Premium
This is an archive article published on January 7, 1998

Request on Bofors under scrutiny

LONDON, Jan 6: Channel Islands has said it is studying the Indian request for the freezing of three Bofors accounts'' and identifying thei...

.

LONDON, Jan 6: Channel Islands has said it is studying the Indian request for the freezing of three “Bofors accounts” and identifying their holders.“We are in receipt of the documents sent by Indian authorities relating to three accounts on the Channel Island and we are carefully scrutinising the request,” a spokesman for the attorney general’s office at Guernsey Island, where the Channel Islands administration headquarters are located, said.

India last month sent a letter rogatory to the British authorities seeking cooperation in freezing of the three accounts in which part of the alleged Rs 640-million Bofors pay-off is suspected to have been transferred from Swiss banks.

The Indian request was channelled to the administration of the island, located off the coast of France, by the British home office.

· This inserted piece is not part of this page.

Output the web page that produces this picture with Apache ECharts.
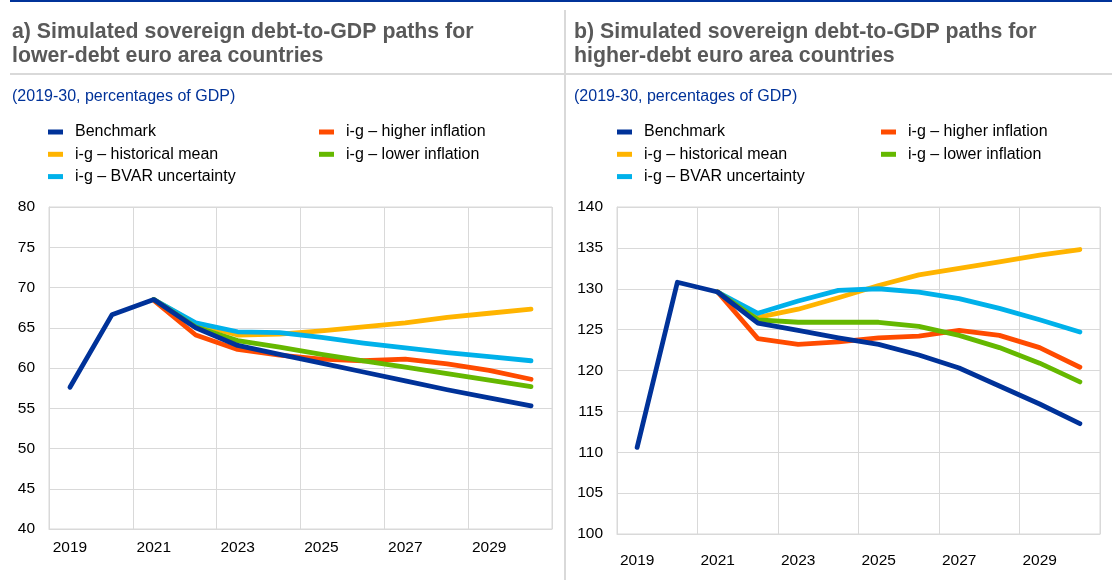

The attorney general’s office spokesman said, “We have clear laws for cooperation laid out in cases involving drug money, money laundering, frauds and bribery cases.” “If the Indian request conforms to our laws, we would definitely cooperate. We are studying the nature of breaches pointed out by Indian officials,” he said. When the attention of the British home office was drawn to a media report from India that Britain had rejected the Indian request, the officials said, “We have only just received the request and passed it on to the Channel Islands administration which is dealing with it.

The question of any rejection or cooperation at this stage does not arise.”The Central Bureau of Investigation (CBI), probing the alleged pay-offs in the Bofors gun deal signed in 1986, has said the three Channel Island accounts were “the final and vital key” to unravel the identity of the main recipients of the pay-offs. The three accounts, all bearing fictitious fronts like Tulip, Mount Blanc and others, are directly linked to former managing director of the company Martin Ardbo, who according to the CBI’s letter rogatory, had himself opened them and transferred money from company accounts via Swiss banks. The CBI, in the letter rogatory, has forwarded the findings of the investigations carried out by Swiss legal authorities on these accounts. The investigations, running into 500 pages, were handed over to the Indian authorities by the Swiss government late last year.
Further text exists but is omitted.